- Born: Michael Andrews 1968 (age 56–57) Washington D.C.
- Occupation(s): Bar manager, official on-field announcer, air personality, former radio disc jockey
- Website: http://www.couzined.com

= Couzin Ed =

American radio personality

Couzin Ed (real name Michael Andrews, born 1968) is an American bar manager and former radio disc jockey who resides in Philadelphia, Pennsylvania. In 2002 he received a Billboard/Airplay Monitor Radio Award as local air personality of the year at a mainstream rock station.

==Career==
Couzin Ed has been successfully syndicated in numerous markets. He was part of WDRE, Y100, as well as WYSP in Philadelphia. He began his radio career in Norfolk, Virginia. He has interviewed hundreds of bands, celebrities, athletes, and appears on several DVDs, including the recent Woodstock concerts that erupted in a riot. He hosted the international radio and Pay-per-view TV broadcast from the event.
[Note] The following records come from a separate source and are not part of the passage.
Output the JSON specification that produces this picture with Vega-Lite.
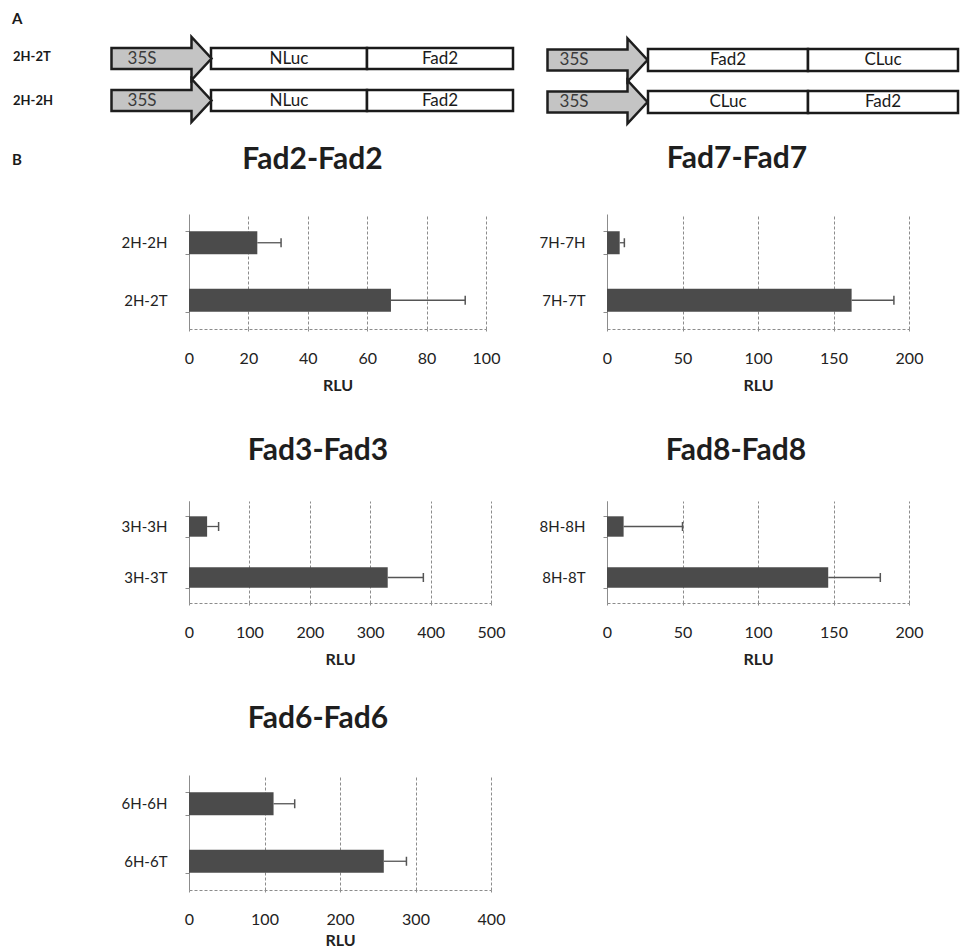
{
  "$schema": "https://vega.github.io/schema/vega-lite/v6.json",
  "padding": 0,
  "background": "white",
  "bounds": "flush",
  "columns": 3,
  "align": {"row": "each", "column": "none"},
  "spacing": {"row": 172, "column": 116},
  "config": {
    "view": {"stroke": null},
    "font": "Lato",
    "axisX": {"grid": true, "gridDash": [3, 2], "gridColor": "#8c8c8c", "domainDash": [3, 2], "domainColor": "#8c8c8c", "tickDash": [2, 2], "tickColor": "#8c8c8c", "tickSize": 4, "labelFont": "Lato", "labelFontSize": 16, "labelColor": "#222222", "labelPadding": 17, "labelFlush": false, "titleFont": "Lato", "titleFontSize": 16, "titleFontWeight": "bold", "titleColor": "#222222", "titleBaseline": "alphabetic", "titleY": 61},
    "axisY": {"domainColor": "#8c8c8c", "tickColor": "#8c8c8c", "tickSize": 4, "tickBand": "extent", "labelFont": "Lato", "labelFontSize": 15, "labelColor": "#222222", "labelPadding": 18, "grid": false},
    "title": {"font": "Lato", "fontSize": 30, "fontWeight": "bold", "color": "#1e1e1e", "frame": "group", "anchor": "middle", "baseline": "alphabetic"}
  },
  "concat": [
    {
      "width": 10,
      "height": 42,
      "layer": [
        {
          "data": {"values": [
            {"x0": 211, "x1": 367, "y0": 48, "y1": 69},
            {"x0": 367, "x1": 513, "y0": 48, "y1": 69},
            {"x0": 211, "x1": 367, "y0": 90, "y1": 111},
            {"x0": 367, "x1": 513, "y0": 90, "y1": 111},
            {"x0": 648, "x1": 808, "y0": 49, "y1": 71},
            {"x0": 808, "x1": 958, "y0": 49, "y1": 71},
            {"x0": 648, "x1": 808, "y0": 91, "y1": 113},
            {"x0": 808, "x1": 958, "y0": 91, "y1": 113}
          ]},
          "mark": {"type": "rect", "fill": "white", "stroke": "#1a1a1a", "strokeWidth": 2.5},
          "encoding": {
            "x": {"field": "x0", "type": "quantitative", "scale": {"domain": [0, 960], "range": [0, 960], "nice": false, "zero": false}, "axis": null},
            "x2": {"field": "x1"},
            "y": {"field": "y0", "type": "quantitative", "scale": {"domain": [0, 160], "range": [0, 160], "nice": false, "zero": false}, "axis": null},
            "y2": {"field": "y1"}
          }
        },
        {
          "data": {"values": [
            {"mid": 289, "ym": 58.5, "label": "NLuc"},
            {"mid": 440, "ym": 58.5, "label": "Fad2"},
            {"mid": 289, "ym": 100.5, "label": "NLuc"},
            {"mid": 440, "ym": 100.5, "label": "Fad2"},
            {"mid": 728, "ym": 60, "label": "Fad2"},
            {"mid": 883, "ym": 60, "label": "CLuc"},
            {"mid": 728, "ym": 102, "label": "CLuc"},
            {"mid": 883, "ym": 102, "label": "Fad2"}
          ]},
          "mark": {"type": "text", "font": "Lato", "fontSize": 17, "color": "#1a1a1a", "align": "center", "baseline": "middle"},
          "encoding": {
            "x": {"field": "mid", "type": "quantitative", "scale": {"domain": [0, 960], "range": [0, 960], "nice": false, "zero": false}, "axis": null},
            "y": {"field": "ym", "type": "quantitative", "scale": {"domain": [0, 160], "range": [0, 160], "nice": false, "zero": false}, "axis": null},
            "text": {"field": "label"}
          }
        },
        {
          "data": {"values": [
            {"ax": 161.5, "ay": 58.5, "tx": 142, "label": "35S"},
            {"ax": 161.5, "ay": 100.5, "tx": 142, "label": "35S"},
            {"ax": 597.5, "ay": 60, "tx": 574, "label": "35S"},
            {"ax": 597.5, "ay": 102, "tx": 574, "label": "35S"}
          ]},
          "layer": [
            {
              "mark": {"type": "point", "shape": "M-1,-0.21L0.6,-0.21L0.6,-0.43L1,0L0.6,0.43L0.6,0.21L-1,0.21Z", "size": 10000, "filled": true, "fill": "#c4c4c4", "stroke": "#1e1e1e", "strokeWidth": 2.5, "opacity": 1, "fillOpacity": 1},
              "encoding": {
                "x": {"field": "ax", "type": "quantitative", "scale": {"domain": [0, 960], "range": [0, 960], "nice": false, "zero": false}, "axis": null},
                "y": {"field": "ay", "type": "quantitative", "scale": {"domain": [0, 160], "range": [0, 160], "nice": false, "zero": false}, "axis": null}
              }
            },
            {
              "mark": {"type": "text", "font": "Lato", "fontSize": 17, "color": "#3a3a3a", "align": "center", "baseline": "middle"},
              "encoding": {
                "x": {"field": "tx", "type": "quantitative", "scale": {"domain": [0, 960], "range": [0, 960], "nice": false, "zero": false}, "axis": null},
                "y": {"field": "ay", "type": "quantitative", "scale": {"domain": [0, 160], "range": [0, 160], "nice": false, "zero": false}, "axis": null},
                "text": {"field": "label"}
              }
            }
          ]
        },
        {
          "data": {"values": [
            {"lx": 13, "ly": 57, "label": "2H-2T"},
            {"lx": 13, "ly": 101, "label": "2H-2H"}
          ]},
          "mark": {"type": "text", "font": "Lato", "fontSize": 13, "fontWeight": "bold", "color": "#1a1a1a", "align": "left", "baseline": "middle"},
          "encoding": {
            "x": {"field": "lx", "type": "quantitative", "scale": {"domain": [0, 960], "range": [0, 960], "nice": false, "zero": false}, "axis": null},
            "y": {"field": "ly", "type": "quantitative", "scale": {"domain": [0, 160], "range": [0, 160], "nice": false, "zero": false}, "axis": null},
            "text": {"field": "label"}
          }
        },
        {
          "data": {"values": [
            {"lx": 12, "ly": 19, "label": "A"},
            {"lx": 12, "ly": 160, "label": "B"}
          ]},
          "mark": {"type": "text", "font": "Lato", "fontSize": 15, "fontWeight": "bold", "color": "#1a1a1a", "align": "left", "baseline": "middle"},
          "encoding": {
            "x": {"field": "lx", "type": "quantitative", "scale": {"domain": [0, 960], "range": [0, 960], "nice": false, "zero": false}, "axis": null},
            "y": {"field": "ly", "type": "quantitative", "scale": {"domain": [0, 160], "range": [0, 160], "nice": false, "zero": false}, "axis": null},
            "text": {"field": "label"}
          }
        }
      ]
    },
    {"width": 1, "height": 1, "data": {"values": []}, "mark": "point"},
    {"width": 1, "height": 1, "data": {"values": []}, "mark": "point"},
    {"width": 73, "height": 1, "data": {"values": []}, "mark": "point"},
    {
      "width": 297, "height": 115,
      "title": {"text": "Fad2-Fad2", "dx": -25, "offset": 32},
      "data": {"values": [
        {"sample": "2H-2H", "mean": 23, "upper": 31},
        {"sample": "2H-2T", "mean": 68, "upper": 93}
      ]},
      "encoding": {"y": {"field": "sample", "type": "nominal", "sort": null, "title": null, "scale": {"paddingInner": 0.6, "paddingOuter": 0.3}}},
      "layer": [
        {"mark": {"type": "bar", "color": "#4b4b4b"}, "encoding": {"x": {"field": "mean", "type": "quantitative", "scale": {"domain": [0, 100], "nice": false}, "axis": {"title": "RLU", "values": [0, 20, 40, 60, 80, 100]}}}},
        {"mark": {"type": "rule", "color": "#555555", "strokeWidth": 1.3}, "encoding": {"x": {"field": "mean", "type": "quantitative"}, "x2": {"field": "upper"}}},
        {"mark": {"type": "tick", "orient": "vertical", "size": 9, "thickness": 1.5, "color": "#555555", "opacity": 1}, "encoding": {"x": {"field": "upper", "type": "quantitative"}}}
      ]
    },
    {
      "width": 302, "height": 115,
      "title": {"text": "Fad7-Fad7", "dx": -21, "offset": 33},
      "data": {"values": [
        {"sample": "7H-7H", "mean": 8.4, "upper": 11.5},
        {"sample": "7H-7T", "mean": 162, "upper": 190}
      ]},
      "encoding": {"y": {"field": "sample", "type": "nominal", "sort": null, "title": null, "scale": {"paddingInner": 0.6, "paddingOuter": 0.3}}},
      "layer": [
        {"mark": {"type": "bar", "color": "#4b4b4b"}, "encoding": {"x": {"field": "mean", "type": "quantitative", "scale": {"domain": [0, 200], "nice": false}, "axis": {"title": "RLU", "values": [0, 50, 100, 150, 200]}}}},
        {"mark": {"type": "rule", "color": "#555555", "strokeWidth": 1.3}, "encoding": {"x": {"field": "mean", "type": "quantitative"}, "x2": {"field": "upper"}}},
        {"mark": {"type": "tick", "orient": "vertical", "size": 9, "thickness": 1.5, "color": "#555555", "opacity": 1}, "encoding": {"x": {"field": "upper", "type": "quantitative"}}}
      ]
    },
    {"width": 68, "height": 1, "data": {"values": []}, "mark": "point"},
    {
      "width": 302, "height": 102,
      "title": {"text": "Fad3-Fad3", "dx": -22, "offset": 28},
      "data": {"values": [
        {"sample": "3H-3H", "mean": 30, "upper": 49},
        {"sample": "3H-3T", "mean": 329, "upper": 388}
      ]},
      "encoding": {"y": {"field": "sample", "type": "nominal", "sort": null, "title": null, "scale": {"paddingInner": 0.6, "paddingOuter": 0.3}}},
      "layer": [
        {"mark": {"type": "bar", "color": "#4b4b4b"}, "encoding": {"x": {"field": "mean", "type": "quantitative", "scale": {"domain": [0, 500], "nice": false}, "axis": {"title": "RLU", "values": [0, 100, 200, 300, 400, 500]}}}},
        {"mark": {"type": "rule", "color": "#555555", "strokeWidth": 1.3}, "encoding": {"x": {"field": "mean", "type": "quantitative"}, "x2": {"field": "upper"}}},
        {"mark": {"type": "tick", "orient": "vertical", "size": 9, "thickness": 1.5, "color": "#555555", "opacity": 1}, "encoding": {"x": {"field": "upper", "type": "quantitative"}}}
      ]
    },
    {
      "width": 302, "height": 102,
      "title": {"text": "Fad8-Fad8", "dx": -22, "offset": 28},
      "data": {"values": [
        {"sample": "8H-8H", "mean": 11, "upper": 50},
        {"sample": "8H-8T", "mean": 146.5, "upper": 181}
      ]},
      "encoding": {"y": {"field": "sample", "type": "nominal", "sort": null, "title": null, "scale": {"paddingInner": 0.6, "paddingOuter": 0.3}}},
      "layer": [
        {"mark": {"type": "bar", "color": "#4b4b4b"}, "encoding": {"x": {"field": "mean", "type": "quantitative", "scale": {"domain": [0, 200], "nice": false}, "axis": {"title": "RLU", "values": [0, 50, 100, 150, 200]}}}},
        {"mark": {"type": "rule", "color": "#555555", "strokeWidth": 1.3}, "encoding": {"x": {"field": "mean", "type": "quantitative"}, "x2": {"field": "upper"}}},
        {"mark": {"type": "tick", "orient": "vertical", "size": 9, "thickness": 1.5, "color": "#555555", "opacity": 1}, "encoding": {"x": {"field": "upper", "type": "quantitative"}}}
      ]
    },
    {"width": 68, "height": 1, "data": {"values": []}, "mark": "point"},
    {
      "width": 302, "height": 115,
      "title": {"text": "Fad6-Fad6", "dx": -22, "offset": 34},
      "data": {"values": [
        {"sample": "6H-6H", "mean": 112, "upper": 140},
        {"sample": "6H-6T", "mean": 258, "upper": 288}
      ]},
      "encoding": {"y": {"field": "sample", "type": "nominal", "sort": null, "title": null, "scale": {"paddingInner": 0.6, "paddingOuter": 0.3}}},
      "layer": [
        {"mark": {"type": "bar", "color": "#4b4b4b"}, "encoding": {"x": {"field": "mean", "type": "quantitative", "scale": {"domain": [0, 400], "nice": false}, "axis": {"title": "RLU", "titleY": 55, "values": [0, 100, 200, 300, 400]}}}},
        {"mark": {"type": "rule", "color": "#555555", "strokeWidth": 1.3}, "encoding": {"x": {"field": "mean", "type": "quantitative"}, "x2": {"field": "upper"}}},
        {"mark": {"type": "tick", "orient": "vertical", "size": 9, "thickness": 1.5, "color": "#555555", "opacity": 1}, "encoding": {"x": {"field": "upper", "type": "quantitative"}}}
      ]
    }
  ]
}
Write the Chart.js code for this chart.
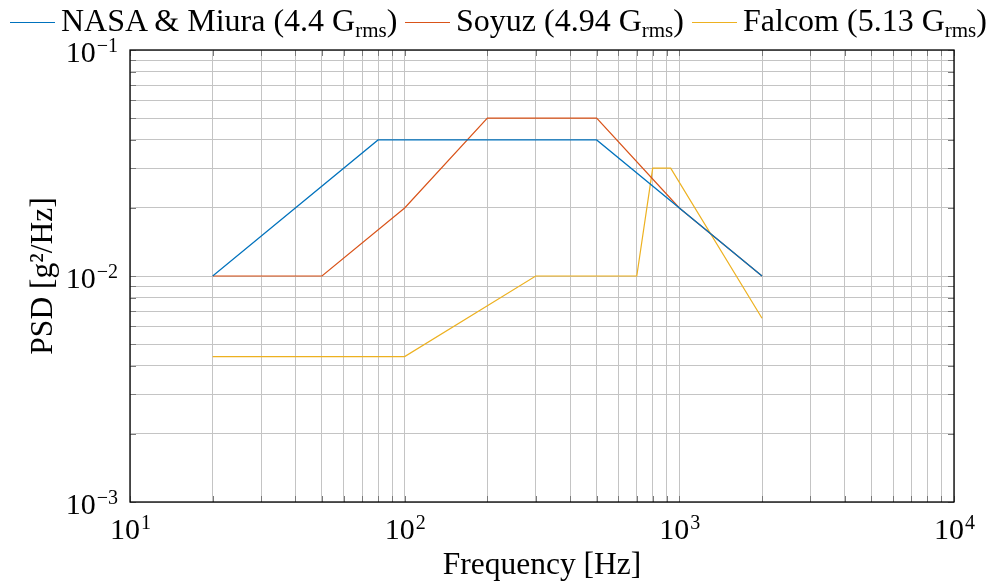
<!DOCTYPE html>
<html>
<head>
<meta charset="utf-8">
<script src="https://cdn.jsdelivr.net/npm/chart.js@4.4.1/dist/chart.umd.min.js"></script>
<style>
  body { margin: 0; background: #fff; }
  #wrap { position: relative; width: 990px; height: 582px; font-family: "Liberation Serif", serif; }
  #psd { position: absolute; left: 0; top: 0; }
  .leg { position: absolute; top: 0px; font-size: 32px; line-height: 40px; white-space: nowrap; color: #000; }
  .leg i { display: inline-block; width: 45px; height: 1.2px; vertical-align: middle; margin-right: 6px; position: relative; top: -1px; }
  .leg sub { font-size: 21px; vertical-align: -6px; line-height: 0; }
</style>
</head>
<body>
<div id="wrap">
  <canvas id="psd" width="990" height="582"></canvas>
</div>
<script>
// series (frequency in Hz, PSD in g^2/Hz)
const nasaFreq = [20, 80, 500, 2000];
const nasaPsd = [0.01, 0.04, 0.04, 0.01];

const soyuzFreq = [20, 50, 100, 200, 500, 1000, 2000];
const soyuzPsd = [0.01, 0.01, 0.02, 0.05, 0.05, 0.02, 0.01];

const falcomFreq = [20, 100, 300, 700, 800, 930, 2000];
const falcomPsd = [0.0044, 0.0044, 0.01, 0.01, 0.03, 0.03, 0.0065];

const seriesNames = ['NASA & Miura (4.4 G', 'Soyuz (4.94 G', 'Falcom (5.13 G'];
const seriesColors = ['#0072BD', '#D95319', '#EDB120'];

// axis decades (labelled ticks)
const xDecades = [10, 100, 1000, 10000];
const yDecades = [0.001, 0.01, 0.1];

function gridValues(decades) {
    let vals = [];
    for (let i = 0; i < decades.length - 1; i++) {
        for (let k = 1; k < 10; k++) vals.push(+(decades[i] * k).toPrecision(3));
    }
    vals.push(decades[decades.length - 1]);
    return vals;
}

function toPoints(xs, ys) {
    return xs.map((x, i) => ({x: x, y: ys[i]}));
}

// legend as html so the subscript works
const legendX = [10, 405, 692];
seriesNames.forEach((name, i) => {
    const d = document.createElement('div');
    d.className = 'leg';
    d.style.left = legendX[i] + 'px';
    d.innerHTML = '<i style="background:' + seriesColors[i] + '"></i>' +
        name.replace('&', '&amp;') + '<sub>rms</sub>)';
    document.getElementById('wrap').appendChild(d);
});

const FONT = '"Liberation Serif", serif';

function drawPow(ctx, x, y, exp, align) {
    ctx.font = '30px ' + FONT;
    const w1 = ctx.measureText('10').width;
    ctx.font = '20px ' + FONT;
    const w2 = ctx.measureText(exp).width;
    let start = align === 'right' ? x - w1 - w2 : x - (w1 + w2) / 2;
    ctx.textAlign = 'left';
    ctx.textBaseline = 'alphabetic';
    ctx.font = '30px ' + FONT;
    ctx.fillText('10', start, y);
    ctx.font = '20px ' + FONT;
    ctx.fillText(exp, start + w1 + 1, y - 10);
}

const frame = {
    id: 'frame',
    afterDraw(chart) {
        const ctx = chart.ctx, a = chart.chartArea;
        const xs = chart.scales.x, ys = chart.scales.y;
        ctx.save();
        // inward ticks on all sides
        ctx.strokeStyle = '#7a7a7a';
        ctx.lineWidth = 1;
        ctx.beginPath();
        gridValues(xDecades).forEach(v => {
            const px = Math.round(xs.getPixelForValue(v)) + 0.5;
            ctx.moveTo(px, a.bottom); ctx.lineTo(px, a.bottom - 6);
            ctx.moveTo(px, a.top); ctx.lineTo(px, a.top + 6);
        });
        gridValues(yDecades).forEach(v => {
            const py = Math.round(ys.getPixelForValue(v)) + 0.5;
            ctx.moveTo(a.left, py); ctx.lineTo(a.left + 6, py);
            ctx.moveTo(a.right, py); ctx.lineTo(a.right - 6, py);
        });
        ctx.stroke();
        // box
        ctx.strokeStyle = '#000';
        ctx.lineWidth = 1.3;
        ctx.strokeRect(a.left, a.top, a.right - a.left, a.bottom - a.top);
        // tick labels
        ctx.fillStyle = '#000';
        xDecades.forEach(v => {
            drawPow(ctx, xs.getPixelForValue(v), a.bottom + 37, String(Math.round(Math.log10(v))), 'center');
        });
        yDecades.forEach(v => {
            const e = Math.round(Math.log10(v));
            drawPow(ctx, a.left - 13, ys.getPixelForValue(v) + 12, '\u2212' + Math.abs(e), 'right');
        });
        // axis titles
        ctx.font = '31.5px ' + FONT;
        ctx.textAlign = 'center';
        ctx.textBaseline = 'alphabetic';
        ctx.fillText('Frequency [Hz]', (a.left + a.right) / 2, 574);
        ctx.translate(52, (a.top + a.bottom) / 2);
        ctx.rotate(-Math.PI / 2);
        ctx.fillText('PSD [g\u00B2/Hz]', 0, 0);
        ctx.restore();
    }
};

function logAxis(min, max, decades) {
    return {
        type: 'logarithmic',
        min: min,
        max: max,
        afterBuildTicks: s => { s.ticks = gridValues(decades).map(v => ({value: v})); },
        ticks: { display: false },
        grid: { color: '#c4c4c4', lineWidth: 1, drawTicks: false },
        border: { display: false }
    };
}

function initiatePsdChart() {
    const grapharea = document.getElementById('psd').getContext('2d');
    const sets = [[nasaFreq, nasaPsd], [soyuzFreq, soyuzPsd], [falcomFreq, falcomPsd]];
    return new Chart(grapharea, {
        type: 'line',
        data: {
            datasets: sets.map((s, i) => ({
                label: seriesNames[i] + 'rms)',
                data: toPoints(s[0], s[1]),
                borderColor: seriesColors[i],
                borderWidth: 1.2,
                pointRadius: 0,
                tension: 0,
                fill: false
            }))
        },
        options: {
            responsive: false,
            animation: false,
            layout: { padding: { left: 130, right: 36, top: 50, bottom: 80 } },
            plugins: { legend: { display: false }, tooltip: { enabled: false } },
            scales: {
                x: logAxis(10, 10000, xDecades),
                y: logAxis(0.001, 0.1, yDecades)
            }
        },
        plugins: [frame]
    });
}

initiatePsdChart();
</script>
</body>
</html>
Couzin Ed also works for Rockstar Games in New York City as their Event Host & Coordinator directing voice talent, radio promotions, and he has done voice work for the popular Grand Theft Auto video game series, of which Lazlow is the executive music producer and writer. In Grand Theft Auto: Vice City Stories, Couzin Ed is the DJ for V-Rock, and Lazlow is his intern. Couzin Ed's work for Rockstar Games also includes promoting their product by doing guest appearances on radio stations nationwide. In addition, he is a semi-regular guest on the former bi-monthly Lazlow Show on XM Satellite Radio channel XM202 in New York City, out of the XM Radio studios at the Opie and Anthony broadcast center which aired every other month on Saturday nights before being canceled after the Sirius Satellite Radio and XM Radio merger. Couzin Ed is the Philadelphia Eagles official on-field announcer during home games at Lincoln Financial Field.

==Life==
Couzin Ed was born in Washington, D.C. in 1968. He graduated Old Dominion University in 1993. He married on October 5, 2007; and he and his wife reside in the Old City section of Philadelphia.